Given problem: Search the listing below for the string "Reproduce" and show each line that contains it.

*** Entries provided ***

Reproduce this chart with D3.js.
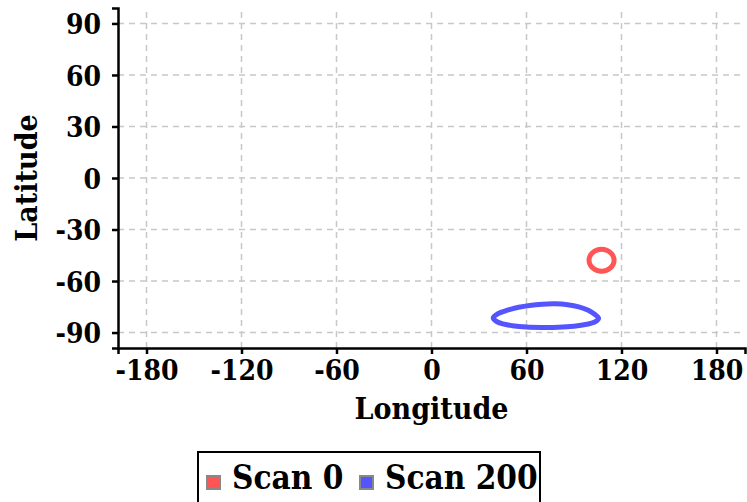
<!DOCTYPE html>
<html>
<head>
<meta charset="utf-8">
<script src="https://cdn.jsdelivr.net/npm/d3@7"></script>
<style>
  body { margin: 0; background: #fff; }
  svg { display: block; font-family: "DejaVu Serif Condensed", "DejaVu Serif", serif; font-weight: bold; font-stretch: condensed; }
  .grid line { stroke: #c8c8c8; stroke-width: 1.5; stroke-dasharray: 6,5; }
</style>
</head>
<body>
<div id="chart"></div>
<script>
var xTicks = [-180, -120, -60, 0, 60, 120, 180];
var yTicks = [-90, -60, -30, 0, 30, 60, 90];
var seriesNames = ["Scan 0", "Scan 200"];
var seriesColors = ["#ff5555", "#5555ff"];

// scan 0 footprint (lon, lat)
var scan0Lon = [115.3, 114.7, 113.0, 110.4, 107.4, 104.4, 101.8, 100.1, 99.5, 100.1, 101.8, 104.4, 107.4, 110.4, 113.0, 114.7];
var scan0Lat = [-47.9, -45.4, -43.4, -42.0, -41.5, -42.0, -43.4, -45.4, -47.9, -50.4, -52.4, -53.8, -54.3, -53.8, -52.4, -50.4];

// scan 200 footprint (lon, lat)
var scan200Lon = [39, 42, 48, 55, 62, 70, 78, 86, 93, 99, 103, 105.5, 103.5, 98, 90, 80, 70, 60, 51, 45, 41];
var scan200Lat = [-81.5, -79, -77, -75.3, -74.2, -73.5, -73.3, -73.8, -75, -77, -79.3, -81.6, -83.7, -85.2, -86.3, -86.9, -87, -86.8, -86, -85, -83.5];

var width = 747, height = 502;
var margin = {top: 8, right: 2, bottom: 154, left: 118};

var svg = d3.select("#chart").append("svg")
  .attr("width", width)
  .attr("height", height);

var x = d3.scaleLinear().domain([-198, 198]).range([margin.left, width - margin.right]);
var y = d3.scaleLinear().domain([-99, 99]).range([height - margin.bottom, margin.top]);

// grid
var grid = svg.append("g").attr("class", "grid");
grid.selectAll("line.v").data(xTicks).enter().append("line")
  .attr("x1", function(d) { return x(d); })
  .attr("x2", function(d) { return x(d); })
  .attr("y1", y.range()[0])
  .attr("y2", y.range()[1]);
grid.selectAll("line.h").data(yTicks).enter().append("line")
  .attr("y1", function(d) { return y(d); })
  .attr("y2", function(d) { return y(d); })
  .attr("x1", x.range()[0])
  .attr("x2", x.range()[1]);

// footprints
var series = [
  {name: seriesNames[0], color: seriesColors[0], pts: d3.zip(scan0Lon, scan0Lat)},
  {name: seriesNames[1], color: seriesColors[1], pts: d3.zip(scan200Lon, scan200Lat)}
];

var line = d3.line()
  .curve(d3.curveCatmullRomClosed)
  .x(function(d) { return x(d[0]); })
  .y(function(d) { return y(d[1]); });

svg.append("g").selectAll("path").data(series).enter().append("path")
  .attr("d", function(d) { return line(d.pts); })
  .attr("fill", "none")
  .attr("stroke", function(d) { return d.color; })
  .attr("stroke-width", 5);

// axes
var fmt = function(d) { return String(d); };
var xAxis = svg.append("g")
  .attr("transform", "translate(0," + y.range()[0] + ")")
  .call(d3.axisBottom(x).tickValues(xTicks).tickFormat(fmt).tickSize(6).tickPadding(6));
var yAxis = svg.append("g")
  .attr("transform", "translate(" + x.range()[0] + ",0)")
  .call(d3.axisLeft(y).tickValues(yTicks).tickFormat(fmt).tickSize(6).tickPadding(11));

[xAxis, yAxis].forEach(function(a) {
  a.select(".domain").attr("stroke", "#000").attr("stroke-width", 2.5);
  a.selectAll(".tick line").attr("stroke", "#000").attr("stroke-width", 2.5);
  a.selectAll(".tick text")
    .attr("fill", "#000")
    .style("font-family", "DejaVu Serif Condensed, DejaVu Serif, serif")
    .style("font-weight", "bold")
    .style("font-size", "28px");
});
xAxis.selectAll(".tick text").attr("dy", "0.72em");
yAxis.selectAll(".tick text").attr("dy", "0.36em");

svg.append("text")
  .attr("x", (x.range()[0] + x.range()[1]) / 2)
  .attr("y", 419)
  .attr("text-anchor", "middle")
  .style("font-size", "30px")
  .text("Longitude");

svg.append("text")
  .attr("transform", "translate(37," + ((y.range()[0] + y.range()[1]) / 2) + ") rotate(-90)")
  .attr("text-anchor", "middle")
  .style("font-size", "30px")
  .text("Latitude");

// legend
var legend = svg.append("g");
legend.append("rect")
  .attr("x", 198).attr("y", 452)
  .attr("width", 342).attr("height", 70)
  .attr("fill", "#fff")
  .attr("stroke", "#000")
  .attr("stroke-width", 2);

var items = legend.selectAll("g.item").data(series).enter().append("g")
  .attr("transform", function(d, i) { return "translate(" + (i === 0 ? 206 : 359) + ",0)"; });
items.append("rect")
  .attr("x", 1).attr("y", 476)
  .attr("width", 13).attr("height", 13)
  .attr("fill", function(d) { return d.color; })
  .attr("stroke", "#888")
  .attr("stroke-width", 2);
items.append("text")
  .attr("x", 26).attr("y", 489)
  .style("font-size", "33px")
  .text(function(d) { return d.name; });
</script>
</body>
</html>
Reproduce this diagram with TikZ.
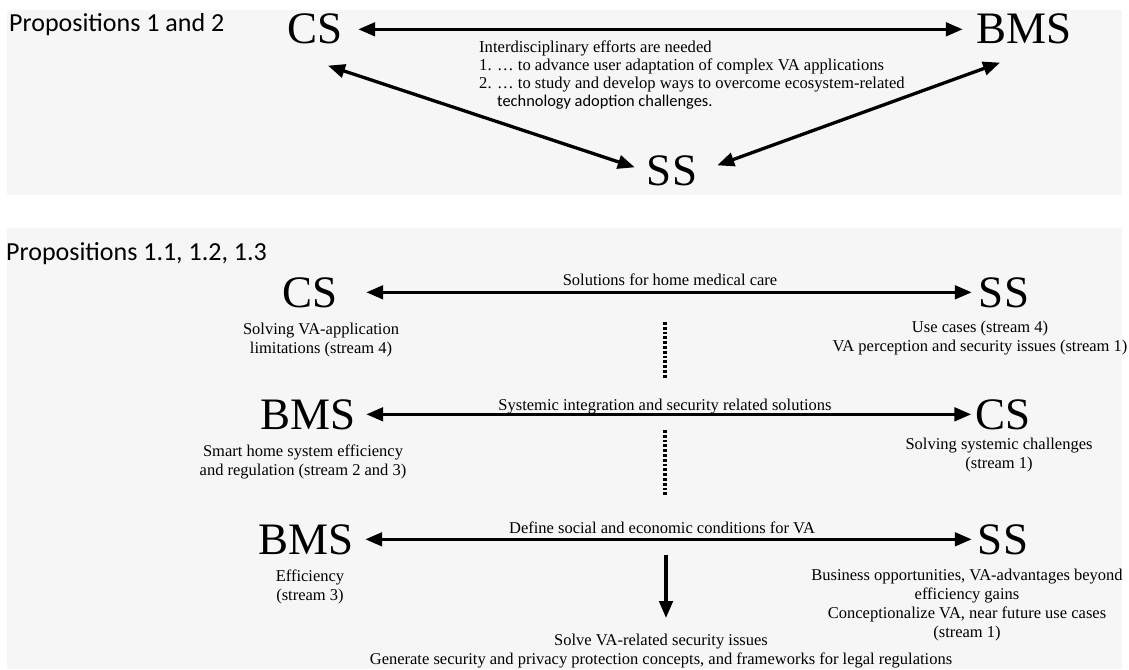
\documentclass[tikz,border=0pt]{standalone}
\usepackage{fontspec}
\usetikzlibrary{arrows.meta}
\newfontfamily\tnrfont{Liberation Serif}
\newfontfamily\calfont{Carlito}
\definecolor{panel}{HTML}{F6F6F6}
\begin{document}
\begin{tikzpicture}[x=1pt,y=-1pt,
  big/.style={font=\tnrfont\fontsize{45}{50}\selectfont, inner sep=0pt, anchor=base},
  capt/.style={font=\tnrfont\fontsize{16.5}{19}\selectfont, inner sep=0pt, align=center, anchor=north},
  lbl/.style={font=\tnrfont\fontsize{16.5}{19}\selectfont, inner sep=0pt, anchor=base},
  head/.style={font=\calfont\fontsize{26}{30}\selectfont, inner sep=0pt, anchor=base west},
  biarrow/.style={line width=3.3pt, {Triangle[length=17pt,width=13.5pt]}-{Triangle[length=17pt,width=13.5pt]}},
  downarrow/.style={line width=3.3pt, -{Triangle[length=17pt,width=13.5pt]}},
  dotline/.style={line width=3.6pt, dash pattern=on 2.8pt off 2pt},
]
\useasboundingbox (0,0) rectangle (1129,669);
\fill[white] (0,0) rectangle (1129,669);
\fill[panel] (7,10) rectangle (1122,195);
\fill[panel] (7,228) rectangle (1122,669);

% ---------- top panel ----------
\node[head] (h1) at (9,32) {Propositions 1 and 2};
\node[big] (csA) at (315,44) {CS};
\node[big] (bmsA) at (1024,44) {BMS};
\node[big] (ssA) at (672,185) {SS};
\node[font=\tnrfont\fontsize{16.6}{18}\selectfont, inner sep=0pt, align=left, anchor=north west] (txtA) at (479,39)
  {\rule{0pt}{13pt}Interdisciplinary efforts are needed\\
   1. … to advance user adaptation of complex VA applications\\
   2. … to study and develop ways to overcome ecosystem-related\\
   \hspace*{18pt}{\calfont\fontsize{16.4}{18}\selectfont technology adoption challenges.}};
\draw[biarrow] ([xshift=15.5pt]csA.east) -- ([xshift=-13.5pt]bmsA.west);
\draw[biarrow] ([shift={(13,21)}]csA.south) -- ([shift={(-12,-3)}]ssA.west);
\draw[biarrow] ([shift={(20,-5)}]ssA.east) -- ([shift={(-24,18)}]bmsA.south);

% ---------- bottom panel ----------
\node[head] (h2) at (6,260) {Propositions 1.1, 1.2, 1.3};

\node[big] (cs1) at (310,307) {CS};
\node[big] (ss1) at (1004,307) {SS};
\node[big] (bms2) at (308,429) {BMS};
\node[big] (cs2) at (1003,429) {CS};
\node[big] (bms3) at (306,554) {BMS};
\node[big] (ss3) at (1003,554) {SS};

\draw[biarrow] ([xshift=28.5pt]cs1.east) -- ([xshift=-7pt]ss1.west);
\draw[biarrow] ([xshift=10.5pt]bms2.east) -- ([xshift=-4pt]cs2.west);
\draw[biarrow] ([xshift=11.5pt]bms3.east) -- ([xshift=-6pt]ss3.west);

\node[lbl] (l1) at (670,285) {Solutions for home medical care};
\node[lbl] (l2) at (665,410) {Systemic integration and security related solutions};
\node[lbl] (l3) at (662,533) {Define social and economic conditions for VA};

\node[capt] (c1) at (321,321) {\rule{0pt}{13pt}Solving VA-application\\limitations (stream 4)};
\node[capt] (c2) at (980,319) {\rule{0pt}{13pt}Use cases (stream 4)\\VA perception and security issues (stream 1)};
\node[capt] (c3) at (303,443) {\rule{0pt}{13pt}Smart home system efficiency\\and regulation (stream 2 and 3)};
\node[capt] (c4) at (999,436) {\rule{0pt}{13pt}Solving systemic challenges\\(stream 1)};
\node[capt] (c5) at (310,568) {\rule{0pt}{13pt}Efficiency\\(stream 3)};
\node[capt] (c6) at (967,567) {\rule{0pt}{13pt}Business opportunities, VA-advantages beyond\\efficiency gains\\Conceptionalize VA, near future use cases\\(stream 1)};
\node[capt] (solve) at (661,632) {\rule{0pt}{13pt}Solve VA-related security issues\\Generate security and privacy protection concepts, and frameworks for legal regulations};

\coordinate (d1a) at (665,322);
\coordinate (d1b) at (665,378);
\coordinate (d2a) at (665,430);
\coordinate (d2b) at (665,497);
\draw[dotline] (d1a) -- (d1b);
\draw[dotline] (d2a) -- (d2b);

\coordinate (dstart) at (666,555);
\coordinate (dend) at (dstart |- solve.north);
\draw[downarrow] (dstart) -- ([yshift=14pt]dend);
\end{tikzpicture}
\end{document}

***

Expected output:
Reproduce this chart with D3.js.
Reproduce this diagram with TikZ.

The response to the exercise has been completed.